How to Combat Impostor Syndrome (Plus Why Women Can Suffer From It More Than Men)
The first time Michelle Poler, keynote speaker and fear facer, remembers feeling impostor syndrome sneaking up on her was when she was asked to speak at Facebook headquarters. “I was excited and nervous,” she says. Michelle had spoken at corporations before, in front of large groups at places like ESPN, so she knew what she was capable of. “But,” she says, “the speaker right before me took all my confidence away. I started comparing myself to her—I wasn’t as funny or eloquent or experienced as her. English isn’t even my first language!”
But, she had to give her speech anyway, so she took the stage and presented her material, despite feeling inadequate in the moment. Then, at a post-event happy hour, Michelle says, “so many people approached me to say what I good job I did, how approachable and authentic I was. They thought of me as a real person, and identified with that.”
The lesson? “I need to own what makes me different,” says Michelle. “I never again doubted who I am. There’s space for everyone.”
Why Women Struggle With Impostor Syndrome
Michelle’s experience isn’t isolated: Feeling like a fraud in your workplace or home life is common, especially for women. While both men and women report suffering from impostor syndrome (some surveys reveal that an estimated 70 percent of people have experienced feelings of inadequacy), it’s become a hot topic of discussion in female circles.
“I think women struggle with impostor syndrome because we’re not always as confident as men,” says Michelle. “We can be such perfectionists—when we don’t think what we did or said was absolutely perfect, then we think it’s not good at all.”
Men, she continues, often think whatever they do is great, even if it’s not half as good as something a coworker produces (though Michelle does say that not all men and women are the same, and impostor syndrome strikes across genders).
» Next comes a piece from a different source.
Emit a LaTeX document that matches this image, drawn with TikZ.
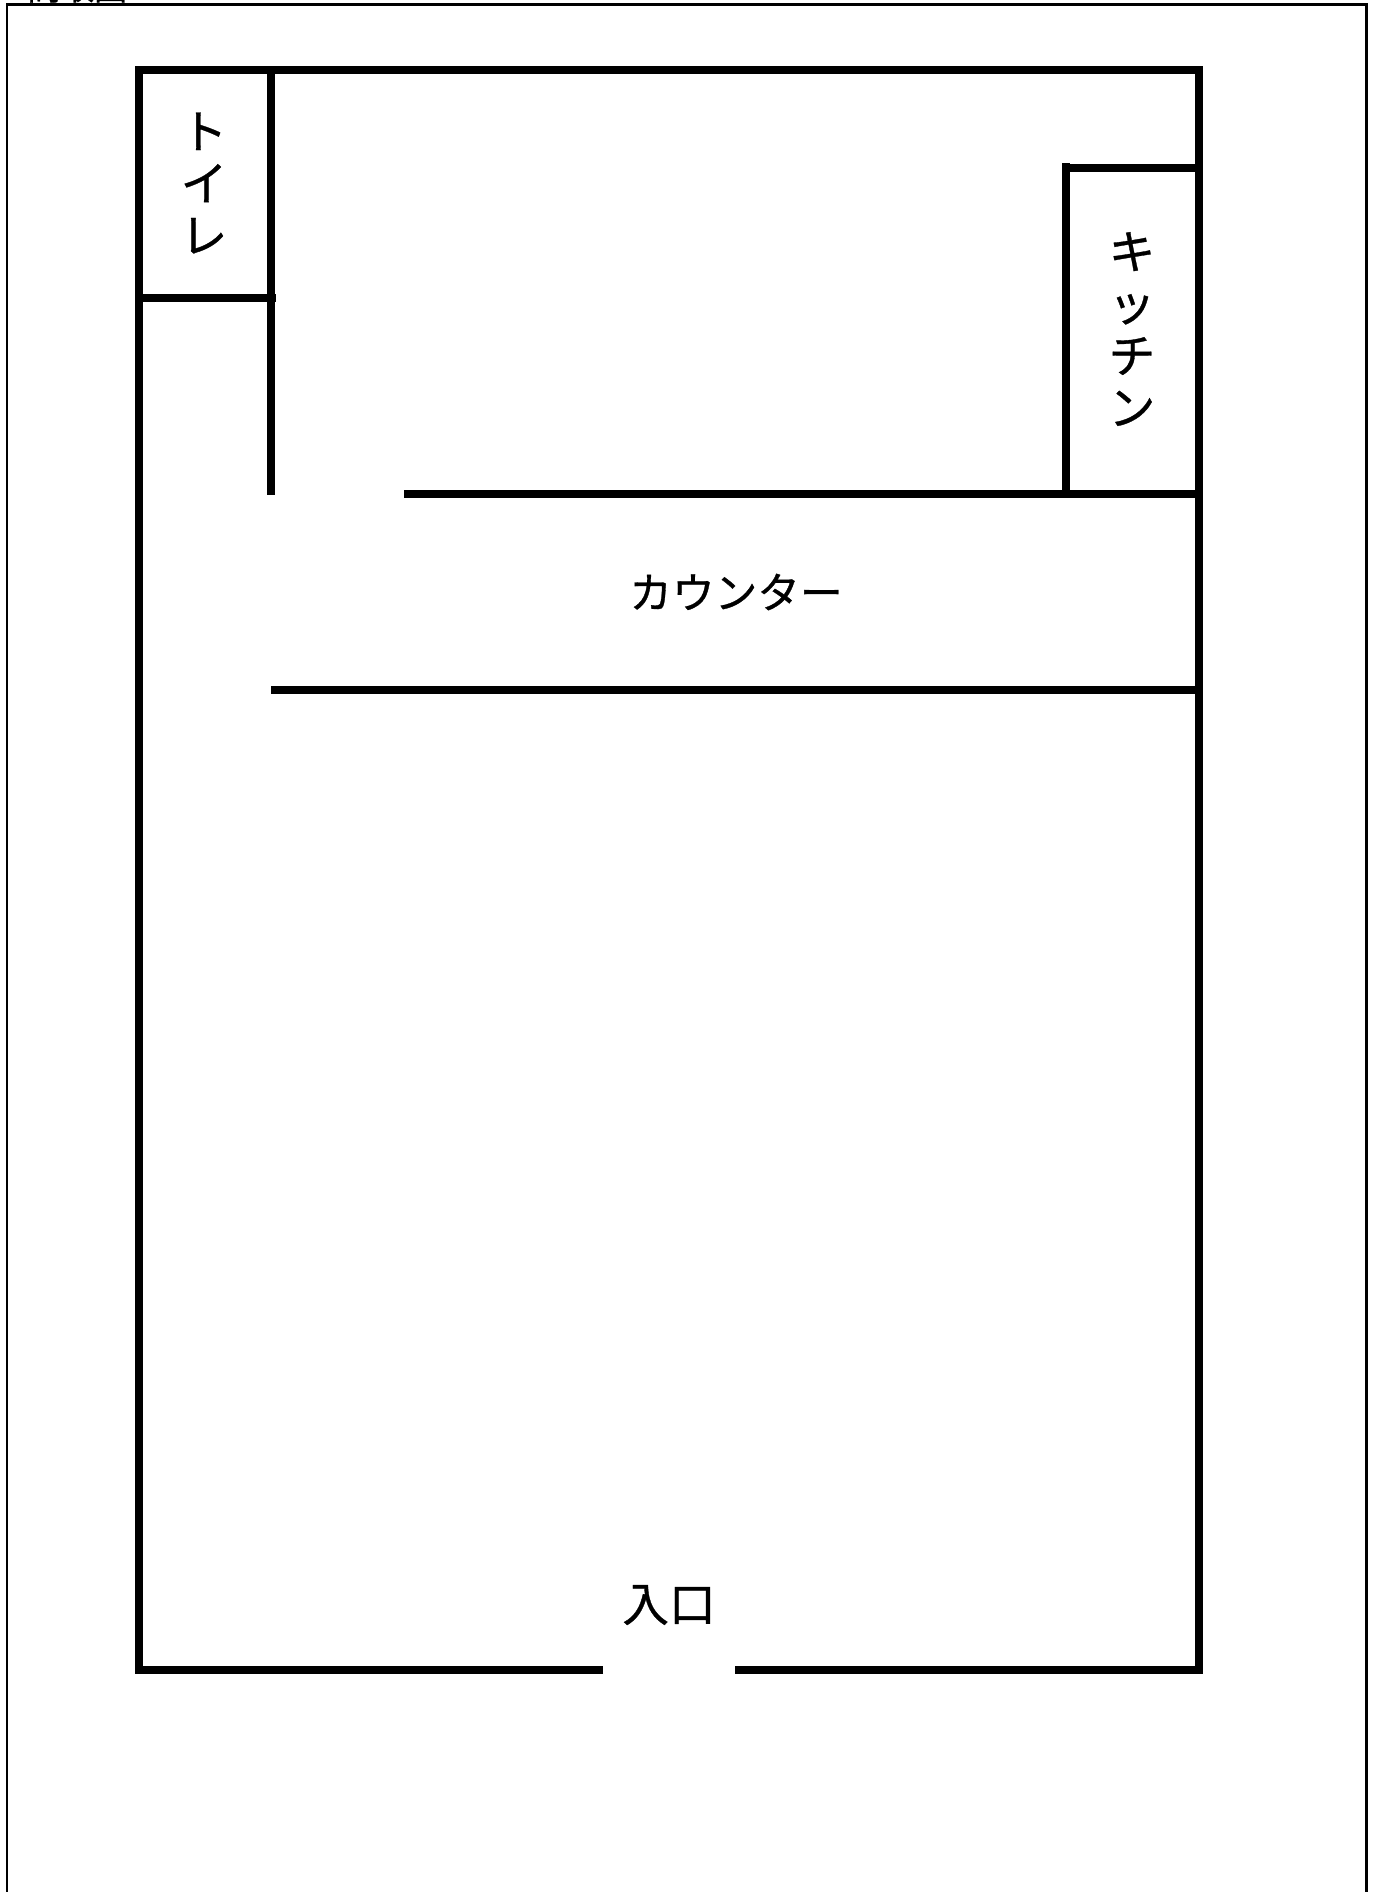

Women put a lot of pressure on themselves to be experts, and to know it all, Michelle says. And that mindset doesn’t allow for us to excel.
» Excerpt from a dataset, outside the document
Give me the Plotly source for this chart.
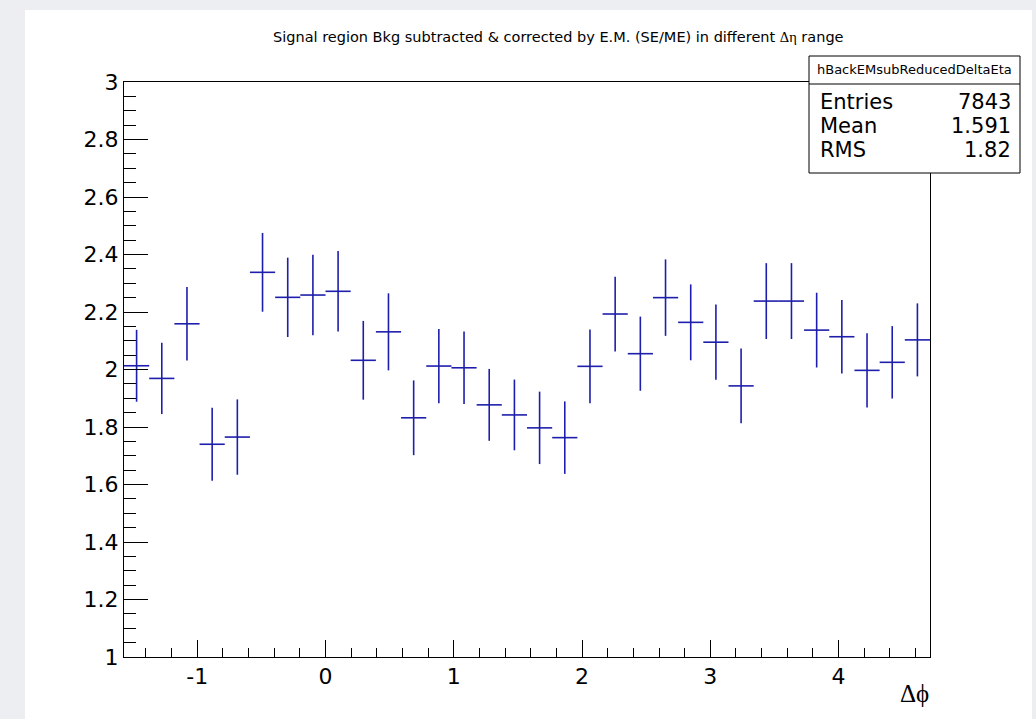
import numpy as np
import plotly.graph_objects as go

# Histogram content: 32 bins over [-pi/2, 3pi/2]
n_bins = 32
x_lo, x_hi = -np.pi / 2, 3 * np.pi / 2
counts = [2.013, 1.969, 2.159, 1.740, 1.765, 2.338, 2.251, 2.259,
          2.272, 2.032, 2.131, 1.832, 2.012, 2.006, 1.877, 1.842,
          1.797, 1.763, 2.011, 2.193, 2.055, 2.250, 2.164, 2.095,
          1.943, 2.238, 2.238, 2.137, 2.114, 1.997, 2.025, 2.103]
errors = [0.125, 0.124, 0.128, 0.127, 0.131, 0.137, 0.138, 0.140,
          0.140, 0.137, 0.134, 0.130, 0.129, 0.126, 0.125, 0.123,
          0.126, 0.126, 0.128, 0.130, 0.129, 0.133, 0.132, 0.131,
          0.130, 0.132, 0.132, 0.130, 0.128, 0.129, 0.126, 0.127]

x_tick_vals = [-1, 0, 1, 2, 3, 4]
x_tick_text = ["-1", "0", "1", "2", "3", "4"]
y_tick_vals = [1, 1.2, 1.4, 1.6, 1.8, 2, 2.2, 2.4, 2.6, 2.8, 3]
y_tick_text = ["1", "1.2", "1.4", "1.6", "1.8", "2", "2.2", "2.4", "2.6", "2.8", "3"]

stats_name = "hBackEMsubReducedDeltaEta"
stats_labels = ["Entries", "Mean", "RMS"]
stats_values = ["7843", "1.591", "1.82"]

title_text = ("Signal region Bkg subtracted & corrected by E.M. (SE/ME) in different "
              "<span style='font-family:Liberation Serif'>Δη</span> range")
x_title = "Δϕ"

bin_w = (x_hi - x_lo) / n_bins
centers = x_lo + (np.arange(n_bins) + 0.5) * bin_w

W, H = 1036, 719
ml, mr, mt, mb = 124, 106, 82, 62
pw, ph = W - ml - mr, H - mt - mb


def px(x):
    return (x - ml) / pw


def py(y):
    return (H - mb - y) / ph


blue = "rgb(30,30,172)"
sans = "DejaVu Sans"

fig = go.Figure()
fig.add_trace(go.Scatter(
    x=centers, y=counts, mode="markers",
    marker=dict(size=1, color="rgba(0,0,0,0)", line=dict(width=0)),
    error_x=dict(type="constant", value=bin_w / 2, width=0, color=blue, thickness=1.6),
    error_y=dict(type="data", array=errors, width=0, color=blue, thickness=1.6),
    showlegend=False, hoverinfo="skip",
))

shapes = [
    # white canvas
    dict(type="rect", xref="paper", yref="paper", layer="below",
         x0=px(25), x1=px(1032), y0=py(760), y1=py(10),
         fillcolor="white", line=dict(width=0)),
    # stats box
    dict(type="rect", xref="paper", yref="paper", layer="above",
         x0=px(809), x1=px(1020), y0=py(173), y1=py(56),
         fillcolor="white", line=dict(color="black", width=1)),
    dict(type="line", xref="paper", yref="paper", layer="above",
         x0=px(809), x1=px(1020), y0=py(84), y1=py(84),
         line=dict(color="black", width=1)),
]

annotations = [
    dict(text=title_text, xref="paper", yref="paper", x=px(558), y=py(37),
         showarrow=False, xanchor="center", yanchor="middle",
         font=dict(family=sans, size=14.5, color="black")),
    dict(text=x_title, xref="paper", yref="paper", x=px(931), y=py(693),
         showarrow=False, xanchor="right", yanchor="middle",
         font=dict(family="Liberation Serif", size=25, color="black")),
    dict(text=stats_name, xref="paper", yref="paper", x=px(914.5), y=py(70),
         showarrow=False, xanchor="center", yanchor="middle",
         font=dict(family=sans, size=13, color="black")),
]
row_y = [102, 126, 150]
for lab, val, yy in zip(stats_labels, stats_values, row_y):
    annotations.append(dict(text=lab, xref="paper", yref="paper", x=px(818), y=py(yy),
                            showarrow=False, xanchor="left", yanchor="middle",
                            font=dict(family=sans, size=21, color="black")))
    annotations.append(dict(text=val, xref="paper", yref="paper", x=px(1013), y=py(yy),
                            showarrow=False, xanchor="right", yanchor="middle",
                            font=dict(family=sans, size=21, color="black")))

fig.update_layout(
    width=W, height=H,
    margin=dict(l=ml, r=mr, t=mt, b=mb, pad=0),
    paper_bgcolor="#eceef1", plot_bgcolor="white",
    shapes=shapes, annotations=annotations,
    xaxis=dict(range=[x_lo, x_hi], showgrid=False, zeroline=False,
               showline=True, mirror=True, linecolor="black", linewidth=1,
               ticks="inside", ticklen=17, tickcolor="black", tickwidth=1,
               tickmode="array", tickvals=x_tick_vals, ticktext=x_tick_text,
               minor=dict(ticks="inside", ticklen=9, tickcolor="black", tickwidth=1,
                          tick0=0, dtick=0.2, showgrid=False),
               tickfont=dict(family=sans, size=22, color="black")),
    yaxis=dict(range=[1, 3], showgrid=False, zeroline=False,
               showline=True, mirror=True, linecolor="black", linewidth=1,
               ticks="inside", ticklen=24, tickcolor="black", tickwidth=1,
               tickmode="array", tickvals=y_tick_vals, ticktext=y_tick_text,
               minor=dict(ticks="inside", ticklen=12, tickcolor="black", tickwidth=1,
                          tick0=1, dtick=0.05, showgrid=False),
               tickfont=dict(family=sans, size=22, color="black")),
)

fig.write_html("out.html")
We also can’t excel if we’re constantly comparing ourselves to others. “Because we have this fear of being discovered as not good enough, we put ourselves down by the minute,” Michelle says. “We measure ourselves against others’ strengths—they’re funnier, they have better skills than me.”
Not only is that a recipe for failure, but it also doesn’t make room for different skill sets. “Instead of comparing,” says Michelle, “I encourage people to start contrasting. When we contrast [our skills with others’] instead of compare, we get to stand out and own who we already are.” And that, she continues, helps us not be cookie cutter, and to develop the values and voice that’s truest to us.
How to Combat Imposter Syndrome
“I do this exercise with many of the groups I speak to,” Michelle says, “and people cry!” Here’s how to do it at home, in just two easy steps.
1. Finish this thought: “I’m remarkable because…”
Says Michelle, “Write a list down. Write down everything you can think of. And these are meant to be the everyday things you do, the things you’re proud of, like being a good daughter, cooking a healthy meal for your family. I want you to acknowledge your strengths. We don’t take enough time to realize all the things we do well on a regular basis.”
2. Share your list with a friend.
“It can be awkward to just write this down,” says Michelle, “so I always encourage you to share with a friend. It’s easier to share once you’ve written it down, and it feels good! Owning those little things is not bragging. And the more you believe those things [about yourself], others will too.”
“All of this,” says Michelle, “helps teach us to like ourselves and our brand. We don’t have to be the same as everyone else—we can, and want to, be different.”